On Saturday morning, we headed from Dubai to Abu Dhabi to start on the first day of set up of the fair. We had customs check our crates, although the gentleman was more interested in our travel story than in the content of the crates;). We then were able to empty the crates, organise the works in a way we could start installing the next day when also Chili and Elisabeth, the directors of the gallery, would be there, as well as Rachid Koraichi, the artist of several of the works which would be displayed in our booth. The emptying of the crates was quite some work for the two of us, but with the assistance from many Hasenkamp friends, even the huge 2m80 bronze sculpture of 250kg was already taken out of its crate. So glad we got so much done in preparation for Sunday.

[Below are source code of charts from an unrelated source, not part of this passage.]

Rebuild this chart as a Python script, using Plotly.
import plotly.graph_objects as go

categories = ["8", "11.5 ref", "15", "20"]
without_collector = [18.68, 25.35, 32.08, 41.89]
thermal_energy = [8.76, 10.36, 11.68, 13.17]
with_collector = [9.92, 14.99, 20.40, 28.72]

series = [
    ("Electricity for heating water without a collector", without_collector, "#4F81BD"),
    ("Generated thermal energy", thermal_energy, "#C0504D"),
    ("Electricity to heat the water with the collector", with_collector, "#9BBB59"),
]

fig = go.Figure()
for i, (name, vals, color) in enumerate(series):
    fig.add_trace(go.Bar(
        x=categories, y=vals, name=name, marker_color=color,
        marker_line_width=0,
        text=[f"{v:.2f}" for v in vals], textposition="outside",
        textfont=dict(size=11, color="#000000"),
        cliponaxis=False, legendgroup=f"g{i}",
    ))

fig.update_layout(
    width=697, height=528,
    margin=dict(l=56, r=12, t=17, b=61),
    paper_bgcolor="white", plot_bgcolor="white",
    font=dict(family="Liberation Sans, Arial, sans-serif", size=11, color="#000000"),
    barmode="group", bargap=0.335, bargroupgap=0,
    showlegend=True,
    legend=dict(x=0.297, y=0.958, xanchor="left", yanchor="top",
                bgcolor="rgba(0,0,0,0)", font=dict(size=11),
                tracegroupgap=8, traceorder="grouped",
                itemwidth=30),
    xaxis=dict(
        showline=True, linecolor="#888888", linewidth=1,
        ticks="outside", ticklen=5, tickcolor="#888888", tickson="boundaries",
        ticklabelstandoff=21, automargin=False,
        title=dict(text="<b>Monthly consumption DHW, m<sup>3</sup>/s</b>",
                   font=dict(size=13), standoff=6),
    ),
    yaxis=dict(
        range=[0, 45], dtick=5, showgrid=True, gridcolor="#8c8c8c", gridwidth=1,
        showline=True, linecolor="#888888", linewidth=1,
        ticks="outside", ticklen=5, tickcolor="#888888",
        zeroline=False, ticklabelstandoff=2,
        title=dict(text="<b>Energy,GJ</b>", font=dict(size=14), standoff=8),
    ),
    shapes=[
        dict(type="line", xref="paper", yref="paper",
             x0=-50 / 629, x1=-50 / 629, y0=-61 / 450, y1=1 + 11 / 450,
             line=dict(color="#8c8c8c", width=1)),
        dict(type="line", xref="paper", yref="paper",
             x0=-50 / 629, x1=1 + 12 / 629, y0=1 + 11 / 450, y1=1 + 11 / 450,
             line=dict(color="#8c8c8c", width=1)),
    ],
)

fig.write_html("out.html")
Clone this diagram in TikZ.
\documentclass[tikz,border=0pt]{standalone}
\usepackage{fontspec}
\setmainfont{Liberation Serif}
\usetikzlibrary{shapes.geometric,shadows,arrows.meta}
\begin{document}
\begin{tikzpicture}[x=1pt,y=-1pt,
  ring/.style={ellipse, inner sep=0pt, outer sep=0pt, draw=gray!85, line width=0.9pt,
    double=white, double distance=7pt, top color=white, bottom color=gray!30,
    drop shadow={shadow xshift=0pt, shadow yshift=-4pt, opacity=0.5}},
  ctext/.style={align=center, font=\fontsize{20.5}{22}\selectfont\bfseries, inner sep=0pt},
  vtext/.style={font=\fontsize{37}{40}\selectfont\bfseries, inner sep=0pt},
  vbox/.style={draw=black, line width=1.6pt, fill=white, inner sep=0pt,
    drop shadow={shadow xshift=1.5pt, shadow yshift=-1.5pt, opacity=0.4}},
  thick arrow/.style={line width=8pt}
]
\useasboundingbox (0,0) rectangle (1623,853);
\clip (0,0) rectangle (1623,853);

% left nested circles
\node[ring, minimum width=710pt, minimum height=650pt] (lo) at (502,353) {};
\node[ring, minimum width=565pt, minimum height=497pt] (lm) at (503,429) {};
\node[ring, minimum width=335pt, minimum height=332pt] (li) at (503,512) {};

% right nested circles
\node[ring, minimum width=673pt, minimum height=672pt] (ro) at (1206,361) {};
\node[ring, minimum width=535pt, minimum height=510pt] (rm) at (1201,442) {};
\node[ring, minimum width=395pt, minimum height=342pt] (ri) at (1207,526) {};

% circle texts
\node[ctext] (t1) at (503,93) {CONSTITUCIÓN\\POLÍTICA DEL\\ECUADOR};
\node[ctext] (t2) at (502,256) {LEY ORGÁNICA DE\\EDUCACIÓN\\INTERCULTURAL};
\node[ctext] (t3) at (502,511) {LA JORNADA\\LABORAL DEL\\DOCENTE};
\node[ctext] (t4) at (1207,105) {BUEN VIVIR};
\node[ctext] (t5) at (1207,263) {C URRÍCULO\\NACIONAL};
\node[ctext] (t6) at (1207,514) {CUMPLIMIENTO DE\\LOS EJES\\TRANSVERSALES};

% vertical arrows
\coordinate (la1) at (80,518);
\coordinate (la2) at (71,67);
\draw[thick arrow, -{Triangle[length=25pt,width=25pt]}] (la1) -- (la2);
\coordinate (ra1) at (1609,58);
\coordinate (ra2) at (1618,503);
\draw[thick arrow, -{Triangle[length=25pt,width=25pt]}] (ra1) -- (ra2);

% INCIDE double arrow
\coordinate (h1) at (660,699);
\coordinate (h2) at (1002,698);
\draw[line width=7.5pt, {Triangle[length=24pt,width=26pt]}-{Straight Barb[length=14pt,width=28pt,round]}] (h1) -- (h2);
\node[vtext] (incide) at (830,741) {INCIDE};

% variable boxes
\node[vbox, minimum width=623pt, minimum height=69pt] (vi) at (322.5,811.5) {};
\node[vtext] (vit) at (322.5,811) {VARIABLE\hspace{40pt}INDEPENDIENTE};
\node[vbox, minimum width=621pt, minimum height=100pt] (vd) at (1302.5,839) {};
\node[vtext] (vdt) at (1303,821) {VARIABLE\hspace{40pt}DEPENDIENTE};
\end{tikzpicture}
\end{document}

Starting midday, everything was hung and stood by 22h when it was time to go to our 5* hotel we were enjoying this week. Ahhhhh, what a change from sleeping in a car with diesel engine (i.e. tractor noise) running. Being busy every day that week with fair activities before opening hours and then the fair itself, it was highly appreciated to rest the night peacefully without any safety and security worries.

Although we didn’t sell everything, it had been an interesting fair and Saeed and I were very happy to have been there for OG and ourselves. We ended up with some wonderful relations and hope to stay in touch and see each other again.

Our journey continued again in travelers’ mode. We headed for Al Ain, discovered the camel market and a date palm oasis where we met an Irish nurse who had been head-hunted and with whom we got lost. One of the guards in his golf trolley had made a suggestion to us to walk in a different direction, but I guess I was a bit too convinced of my personal navigation skills and therefore we kept walking, alas, in the wrong direction. When we ended up at an entrance where our cars were not, Saeed asked for assistance. The guard with the buggy ‘found us’ as he knew his way through the labyrinth delivered us to our cars. Pfew, we really need to start using Maps.me to our advantage and bookmark where we park the car;). We travelled back and forth to Abu Dhabi for a quick visit with the Dutch ambassador and a spontaneous lunch with our Dutch photographer friends, Erik & Petra Hesmerg, in the shopping mall designed by Norman Foster, though non-typical for him in use of material as made with wooden structures.